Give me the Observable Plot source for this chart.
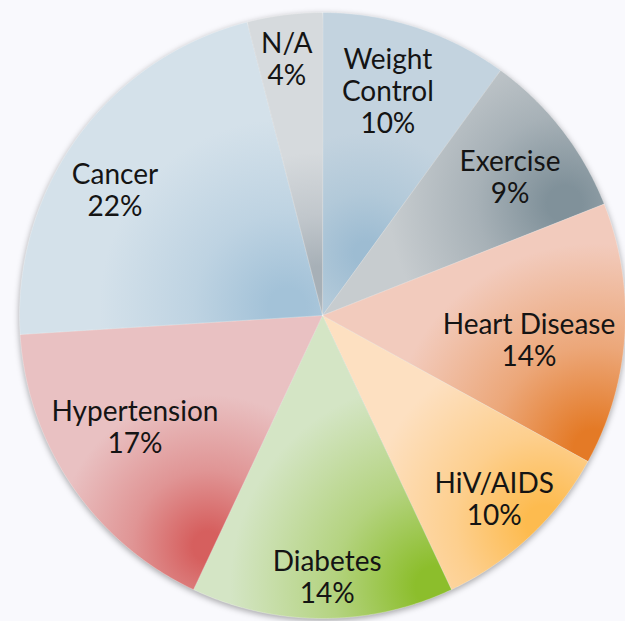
<!DOCTYPE html>
<html><head><meta charset="utf-8">
<script src="https://cdn.jsdelivr.net/npm/d3@7"></script>
<script src="https://cdn.jsdelivr.net/npm/@observablehq/plot@0.6"></script>
<style>
html,body{margin:0;padding:0;background:#f9f9fd;}
#chart{width:625px;height:621px;overflow:hidden;}
</style></head><body><div id="chart"></div>
<script>
// ---- data (clockwise from 12 o'clock) ----
const categories = ["Weight Control","Exercise","Heart Disease","HiV/AIDS","Diabetes","Hypertension","Cancer","N/A"];
const values = [10, 9, 14, 10, 14, 17, 22, 4];
const labelNames = ["Weight\nControl","Exercise","Heart Disease","HiV/AIDS","Diabetes","Hypertension","Cancer","N/A"];

// ---- styles ----
const lightColors = ["#c3d3df","#c7cccf","#f2cbbd","#fde0c1","#d4e5c5","#e9c1c2","#d4e1ea","#d6dadd"];
const darkColors  = ["#9dbcd2","#80919a","#e47a26","#fdbb4f","#8cbe2c","#d65f5e","#a3c2d8","#a7b0b7"];
// gradient spot (fraction of slice angle, fraction of radius, spread as fraction of radius)
const spotAngle  = [0.97, 0.90, 0.95, 0.40, 0.05, 0.02, 0.22, 0.49];
const spotRadius = [0.25, 0.88, 1.00, 1.00, 0.97, 0.85, 0.12, 0.12];
const spotSpread = [0.40, 0.58, 0.68, 0.58, 0.68, 0.50, 0.62, 0.42];
// label placement (fraction of slice angle, fraction of radius)
const labelAngle  = [0.45, 0.54, 0.56, 0.50, 0.48, 0.557, 0.44, 0.45];
const labelRadius = [0.773, 0.770, 0.686, 0.828, 0.863, 0.72, 0.801, 0.856];

const W = 625, H = 621, CX = 322, CY = 315, R = 303;

const arcs = d3.pie().sort(null).startAngle(0).endAngle(2 * Math.PI)(values);

// polygon outline of each slice in unit space (y up)
const slicePts = [];
arcs.forEach((a, i) => {
  slicePts.push({k: i, x: 0, y: 0, fill: `url(#g${i})`});
  const n = Math.max(2, Math.ceil((a.endAngle - a.startAngle) / (Math.PI / 360)));
  for (let j = 0; j <= n; j++) {
    const t = a.startAngle + (a.endAngle - a.startAngle) * j / n;
    slicePts.push({k: i, x: Math.sin(t), y: Math.cos(t), fill: `url(#g${i})`});
  }
});

const labelData = arcs.map((a, i) => {
  const t = a.startAngle + labelAngle[i] * (a.endAngle - a.startAngle);
  return {x: labelRadius[i] * Math.sin(t), y: labelRadius[i] * Math.cos(t), text: labelNames[i] + "\n" + values[i] + "%"};
});

const chart = Plot.plot({
  width: W, height: H,
  margin: 0,
  style: {background: "transparent", overflow: "visible"},
  x: {domain: [-CX / R, (W - CX) / R], axis: null},
  y: {domain: [(CY - H) / R, CY / R], axis: null},
  color: {type: "identity"},
  marks: [
    Plot.line(slicePts, {x: "x", y: "y", z: "k", fill: "fill", curve: "linear-closed",
      stroke: "#ffffff", strokeOpacity: 0.35, strokeWidth: 0.8}),
    Plot.text(labelData, {x: "x", y: "y", text: "text", fontSize: 28, lineHeight: 1.14,
      fill: "#141414", fontFamily: "Lato, 'Liberation Sans', sans-serif", fontWeight: 400})
  ]
});

const xs = chart.scale("x"), ys = chart.scale("y");
const svgSel = d3.select(chart);
const defs = svgSel.insert("defs", ":first-child");
arcs.forEach((a, i) => {
  const t = a.startAngle + spotAngle[i] * (a.endAngle - a.startAngle);
  const cx = xs.apply(spotRadius[i] * Math.sin(t));
  const cy = ys.apply(spotRadius[i] * Math.cos(t));
  const r = Math.abs(xs.apply(spotSpread[i]) - xs.apply(0));
  const g = defs.append("radialGradient").attr("id", "g" + i)
    .attr("gradientUnits", "userSpaceOnUse").attr("cx", cx).attr("cy", cy).attr("r", r);
  const mid = d3.interpolateRgb(darkColors[i], lightColors[i]);
  g.append("stop").attr("offset", 0).attr("stop-color", darkColors[i]);
  g.append("stop").attr("offset", 0.1).attr("stop-color", darkColors[i]);
  g.append("stop").attr("offset", 0.5).attr("stop-color", mid(0.55));
  g.append("stop").attr("offset", 1).attr("stop-color", lightColors[i]);
});
svgSel.select('g[aria-label="line"]').style("filter", "drop-shadow(0px 2px 3px rgba(0,0,0,0.35))");

document.getElementById("chart").appendChild(chart);
</script>
</body></html>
####################
Exercise brief: Every line is to be duplicated exactly, though pictures stay out.

Full answer:
Give me the Observable Plot source for this chart.
<!DOCTYPE html>
<html><head><meta charset="utf-8">
<script src="https://cdn.jsdelivr.net/npm/d3@7"></script>
<script src="https://cdn.jsdelivr.net/npm/@observablehq/plot@0.6"></script>
<style>
html,body{margin:0;padding:0;background:#f9f9fd;}
#chart{width:625px;height:621px;overflow:hidden;}
</style></head><body><div id="chart"></div>
<script>
// ---- data (clockwise from 12 o'clock) ----
const categories = ["Weight Control","Exercise","Heart Disease","HiV/AIDS","Diabetes","Hypertension","Cancer","N/A"];
const values = [10, 9, 14, 10, 14, 17, 22, 4];
const labelNames = ["Weight\nControl","Exercise","Heart Disease","HiV/AIDS","Diabetes","Hypertension","Cancer","N/A"];

// ---- styles ----
const lightColors = ["#c3d3df","#c7cccf","#f2cbbd","#fde0c1","#d4e5c5","#e9c1c2","#d4e1ea","#d6dadd"];
const darkColors  = ["#9dbcd2","#80919a","#e47a26","#fdbb4f","#8cbe2c","#d65f5e","#a3c2d8","#a7b0b7"];
// gradient spot (fraction of slice angle, fraction of radius, spread as fraction of radius)
const spotAngle  = [0.97, 0.90, 0.95, 0.40, 0.05, 0.02, 0.22, 0.49];
const spotRadius = [0.25, 0.88, 1.00, 1.00, 0.97, 0.85, 0.12, 0.12];
const spotSpread = [0.40, 0.58, 0.68, 0.58, 0.68, 0.50, 0.62, 0.42];
// label placement (fraction of slice angle, fraction of radius)
const labelAngle  = [0.45, 0.54, 0.56, 0.50, 0.48, 0.557, 0.44, 0.45];
const labelRadius = [0.773, 0.770, 0.686, 0.828, 0.863, 0.72, 0.801, 0.856];

const W = 625, H = 621, CX = 322, CY = 315, R = 303;

const arcs = d3.pie().sort(null).startAngle(0).endAngle(2 * Math.PI)(values);

// polygon outline of each slice in unit space (y up)
const slicePts = [];
arcs.forEach((a, i) => {
  slicePts.push({k: i, x: 0, y: 0, fill: `url(#g${i})`});
  const n = Math.max(2, Math.ceil((a.endAngle - a.startAngle) / (Math.PI / 360)));
  for (let j = 0; j <= n; j++) {
    const t = a.startAngle + (a.endAngle - a.startAngle) * j / n;
    slicePts.push({k: i, x: Math.sin(t), y: Math.cos(t), fill: `url(#g${i})`});
  }
});

const labelData = arcs.map((a, i) => {
  const t = a.startAngle + labelAngle[i] * (a.endAngle - a.startAngle);
  return {x: labelRadius[i] * Math.sin(t), y: labelRadius[i] * Math.cos(t), text: labelNames[i] + "\n" + values[i] + "%"};
});

const chart = Plot.plot({
  width: W, height: H,
  margin: 0,
  style: {background: "transparent", overflow: "visible"},
  x: {domain: [-CX / R, (W - CX) / R], axis: null},
  y: {domain: [(CY - H) / R, CY / R], axis: null},
  color: {type: "identity"},
  marks: [
    Plot.line(slicePts, {x: "x", y: "y", z: "k", fill: "fill", curve: "linear-closed",
      stroke: "#ffffff", strokeOpacity: 0.35, strokeWidth: 0.8}),
    Plot.text(labelData, {x: "x", y: "y", text: "text", fontSize: 28, lineHeight: 1.14,
      fill: "#141414", fontFamily: "Lato, 'Liberation Sans', sans-serif", fontWeight: 400})
  ]
});

const xs = chart.scale("x"), ys = chart.scale("y");
const svgSel = d3.select(chart);
const defs = svgSel.insert("defs", ":first-child");
arcs.forEach((a, i) => {
  const t = a.startAngle + spotAngle[i] * (a.endAngle - a.startAngle);
  const cx = xs.apply(spotRadius[i] * Math.sin(t));
  const cy = ys.apply(spotRadius[i] * Math.cos(t));
  const r = Math.abs(xs.apply(spotSpread[i]) - xs.apply(0));
  const g = defs.append("radialGradient").attr("id", "g" + i)
    .attr("gradientUnits", "userSpaceOnUse").attr("cx", cx).attr("cy", cy).attr("r", r);
  const mid = d3.interpolateRgb(darkColors[i], lightColors[i]);
  g.append("stop").attr("offset", 0).attr("stop-color", darkColors[i]);
  g.append("stop").attr("offset", 0.1).attr("stop-color", darkColors[i]);
  g.append("stop").attr("offset", 0.5).attr("stop-color", mid(0.55));
  g.append("stop").attr("offset", 1).attr("stop-color", lightColors[i]);
});
svgSel.select('g[aria-label="line"]').style("filter", "drop-shadow(0px 2px 3px rgba(0,0,0,0.35))");

document.getElementById("chart").appendChild(chart);
</script>
</body></html>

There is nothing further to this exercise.